Сходство, которое имеют в этом отношении американские школы с первоначальными школами Германии, где также элементарное образование принудительно и для семейств, и для общин, только кажущееся. В Америке духовенство вовсе не принимает никакого участия в публичных школах, потому что религиозное воспитание совершенно отделено от светского и предоставлено собственной заботливости многочисленных сект, разделяющих почти каждый городок Северной Америки. Кроме того, в Германии все устройство, управление и вся педагогическая часть первоначальных школ определены самыми подробными законами, в которых означены даже малейшие подробности преподавания; в Америке же закон полагает только несколько условий, при выполнении которых он считает, что община выполнила свою обязанность в отношении образования. Все остальное предоставлено самим общинам или, лучше сказать, тому соревнованию общин одной перед другой, которое составляет в Америке один из сильнейших стимулов общественного развития. Право инспекции, точно так же, как и в Англии, покупается правительством штатов у общинных школ за определенную сумму вспомоществования. Новые меры проводятся особенным правительственным органом, через убеждение членов общин публичными лекциями, брошюрами, примером, и надобно сознаться, что до сих пор такой образ действия, составляющий крайнюю противоположность с централизацией Франции, оказался успешным. Новая педагогическая мера, полезность которой перешла в убеждение публики, быстро переходит из одного штата в другой, и если несколько общин остаются при старых убеждениях, зато в остальных новая мысль проводится с той силой и верностью, которую сообщает действиям одно собственное убеждение.

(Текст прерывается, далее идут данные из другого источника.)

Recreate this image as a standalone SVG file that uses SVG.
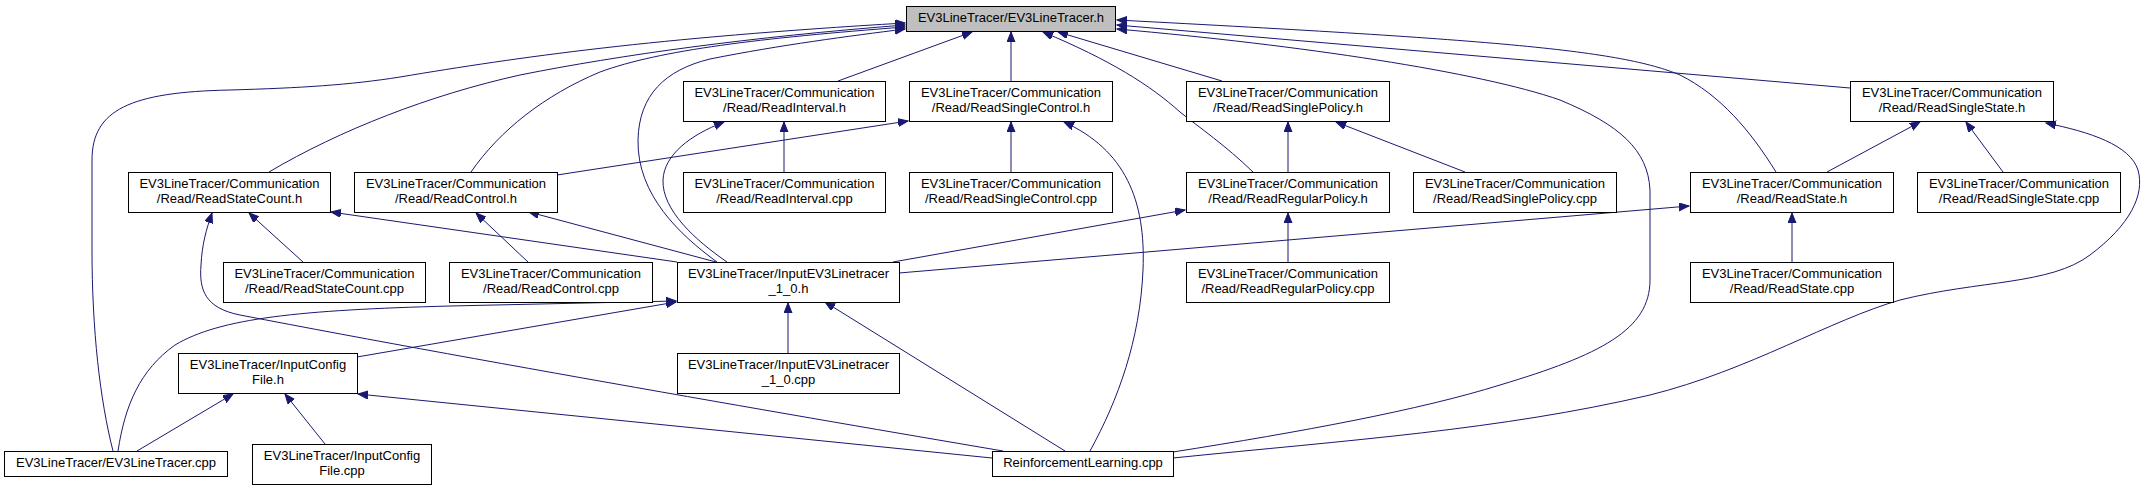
<svg xmlns="http://www.w3.org/2000/svg" width="2145" height="491" viewBox="0 0 2145 491">
<style>
.n rect{fill:#ffffff;stroke:#000000;stroke-width:1}
.n text{font-family:"Liberation Sans",Arial,Helvetica,sans-serif;font-size:13px;fill:#000000;text-anchor:middle}
#edges path{fill:none;stroke:#191970;stroke-width:1;marker-end:url(#ah)}
</style>
<defs>
<marker id="ah" markerUnits="userSpaceOnUse" markerWidth="11" markerHeight="9" refX="10" refY="4" orient="auto">
<path d="M0,0 L10,4 L0,8 z" fill="#191970" stroke="#191970" stroke-width="1"/>
</marker>
</defs>
<rect x="0" y="0" width="2145" height="491" fill="#ffffff"/>
<g id="edges">
<path d="M838,81 L972,32"/>
<path d="M1011,81 L1011,32"/>
<path d="M1222,81 L1058,32"/>
<path d="M1253,172 C1225,145 1200,128 1180,112 C1150,85 1110,60 1043,32"/>
<path d="M269,172 C340,130 430,95 520,75 C620,55 750,37 905,25"/>
<path d="M471,172 C500,130 545,95 600,72 C660,50 760,38 905,27"/>
<path d="M717,262 C680,235 637,195 638,140 C639,95 665,70 710,59 C780,45 850,36 905,29"/>
<path d="M113,451 C100,400 92,330 92,250 L92,160 C92,110 130,92 230,90 C300,88 350,85 400,77 C520,57 650,38 905,23"/>
<path d="M1173,452 C1300,432 1420,410 1500,385 C1600,355 1650,330 1650,280 L1650,190 C1648,150 1620,125 1560,100 C1480,72 1300,45 1117,29"/>
<path d="M1850,88 L1117,25"/>
<path d="M1776,172 C1750,130 1720,95 1680,75 C1620,50 1500,40 1117,20"/>
<path d="M784,172 L784,122"/>
<path d="M727,262 C695,240 662,210 663,180 C664,155 690,135 724,122"/>
<path d="M1011,172 L1011,122"/>
<path d="M557,175 L908,121"/>
<path d="M1090,451 C1118,400 1140,340 1143,270 C1146,200 1125,150 1064,122"/>
<path d="M1288,172 L1288,122"/>
<path d="M1465,172 L1336,122"/>
<path d="M1827,172 L1920,122"/>
<path d="M2003,172 L1966,122"/>
<path d="M1173,458 C1350,440 1500,430 1650,395 C1750,370 1830,320 1900,300 C1980,280 2050,285 2090,255 C2130,225 2145,195 2138,170 C2130,145 2090,132 2046,123"/>
<path d="M303,262 L249,213"/>
<path d="M677,262 L331,212"/>
<path d="M1003,451 C850,425 500,365 240,315 C205,308 199,290 201,265 C202,245 206,230 212,213"/>
<path d="M528,262 L476,213"/>
<path d="M716,262 L529,212"/>
<path d="M1288,262 L1288,213"/>
<path d="M893,262 L1185,210"/>
<path d="M1792,262 L1792,213"/>
<path d="M899,273 L1689,206"/>
<path d="M788,353 L788,303"/>
<path d="M1065,451 L825,302"/>
<path d="M118,451 C125,405 140,370 175,345 C220,318 300,310 450,306 L676,301"/>
<path d="M357,357 L676,302"/>
<path d="M137,451 L233,394"/>
<path d="M325,444 L285,394"/>
<path d="M992,458 L358,394"/>
</g>
<g id="n0" class="n"><rect x="906.5" y="6.5" width="209" height="25" style="fill:#bfbfbf"/><text x="1011" y="22">EV3LineTracer/EV3LineTracer.h</text></g>
<g id="n1" class="n"><rect x="683.5" y="81.5" width="202" height="40"/><text x="784.5" y="97">EV3LineTracer/Communication</text><text x="784.5" y="112">/Read/ReadInterval.h</text></g>
<g id="n2" class="n"><rect x="909.5" y="81.5" width="203" height="40"/><text x="1011" y="97">EV3LineTracer/Communication</text><text x="1011" y="112">/Read/ReadSingleControl.h</text></g>
<g id="n3" class="n"><rect x="1186.5" y="81.5" width="203" height="40"/><text x="1288" y="97">EV3LineTracer/Communication</text><text x="1288" y="112">/Read/ReadSinglePolicy.h</text></g>
<g id="n4" class="n"><rect x="1850.5" y="81.5" width="203" height="40"/><text x="1952" y="97">EV3LineTracer/Communication</text><text x="1952" y="112">/Read/ReadSingleState.h</text></g>
<g id="n5" class="n"><rect x="128.5" y="172.5" width="202" height="40"/><text x="229.5" y="188">EV3LineTracer/Communication</text><text x="229.5" y="203">/Read/ReadStateCount.h</text></g>
<g id="n6" class="n"><rect x="354.5" y="172.5" width="203" height="40"/><text x="456" y="188">EV3LineTracer/Communication</text><text x="456" y="203">/Read/ReadControl.h</text></g>
<g id="n7" class="n"><rect x="683.5" y="172.5" width="202" height="40"/><text x="784.5" y="188">EV3LineTracer/Communication</text><text x="784.5" y="203">/Read/ReadInterval.cpp</text></g>
<g id="n8" class="n"><rect x="909.5" y="172.5" width="203" height="40"/><text x="1011" y="188">EV3LineTracer/Communication</text><text x="1011" y="203">/Read/ReadSingleControl.cpp</text></g>
<g id="n9" class="n"><rect x="1186.5" y="172.5" width="203" height="40"/><text x="1288" y="188">EV3LineTracer/Communication</text><text x="1288" y="203">/Read/ReadRegularPolicy.h</text></g>
<g id="n10" class="n"><rect x="1413.5" y="172.5" width="203" height="40"/><text x="1515" y="188">EV3LineTracer/Communication</text><text x="1515" y="203">/Read/ReadSinglePolicy.cpp</text></g>
<g id="n11" class="n"><rect x="1690.5" y="172.5" width="203" height="40"/><text x="1792" y="188">EV3LineTracer/Communication</text><text x="1792" y="203">/Read/ReadState.h</text></g>
<g id="n12" class="n"><rect x="1917.5" y="172.5" width="203" height="40"/><text x="2019" y="188">EV3LineTracer/Communication</text><text x="2019" y="203">/Read/ReadSingleState.cpp</text></g>
<g id="n13" class="n"><rect x="223.5" y="262.5" width="202" height="40"/><text x="324.5" y="278">EV3LineTracer/Communication</text><text x="324.5" y="293">/Read/ReadStateCount.cpp</text></g>
<g id="n14" class="n"><rect x="449.5" y="262.5" width="203" height="40"/><text x="551" y="278">EV3LineTracer/Communication</text><text x="551" y="293">/Read/ReadControl.cpp</text></g>
<g id="n15" class="n"><rect x="677.5" y="262.5" width="222" height="40"/><text x="788.5" y="278">EV3LineTracer/InputEV3Linetracer</text><text x="788.5" y="293">_1_0.h</text></g>
<g id="n16" class="n"><rect x="1186.5" y="262.5" width="203" height="40"/><text x="1288" y="278">EV3LineTracer/Communication</text><text x="1288" y="293">/Read/ReadRegularPolicy.cpp</text></g>
<g id="n17" class="n"><rect x="1690.5" y="262.5" width="203" height="40"/><text x="1792" y="278">EV3LineTracer/Communication</text><text x="1792" y="293">/Read/ReadState.cpp</text></g>
<g id="n18" class="n"><rect x="178.5" y="353.5" width="179" height="40"/><text x="268" y="369">EV3LineTracer/InputConfig</text><text x="268" y="384">File.h</text></g>
<g id="n19" class="n"><rect x="677.5" y="353.5" width="222" height="40"/><text x="788.5" y="369">EV3LineTracer/InputEV3Linetracer</text><text x="788.5" y="384">_1_0.cpp</text></g>
<g id="n20" class="n"><rect x="4.5" y="451.5" width="223" height="25"/><text x="116" y="467">EV3LineTracer/EV3LineTracer.cpp</text></g>
<g id="n21" class="n"><rect x="252.5" y="444.5" width="179" height="40"/><text x="342" y="460">EV3LineTracer/InputConfig</text><text x="342" y="475">File.cpp</text></g>
<g id="n22" class="n"><rect x="992.5" y="451.5" width="181" height="25"/><text x="1083" y="467">ReinforcementLearning.cpp</text></g>
</svg>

Другая особенность в устройстве общественного образования Северной Америки состоит в том, что там обязанность общин учреждать школы не ограничивается одними элементарными школами. По мере возрастания общины, обязанности ее в отношении общественного образования увеличиваются, а несколько общин вместе составляют учебный округ, который обязан содержать школу высшего разряда, английскую или латинскую, и наконец, высшую школу (high school), соответствующую в системе общественного образования немецким гимназиям.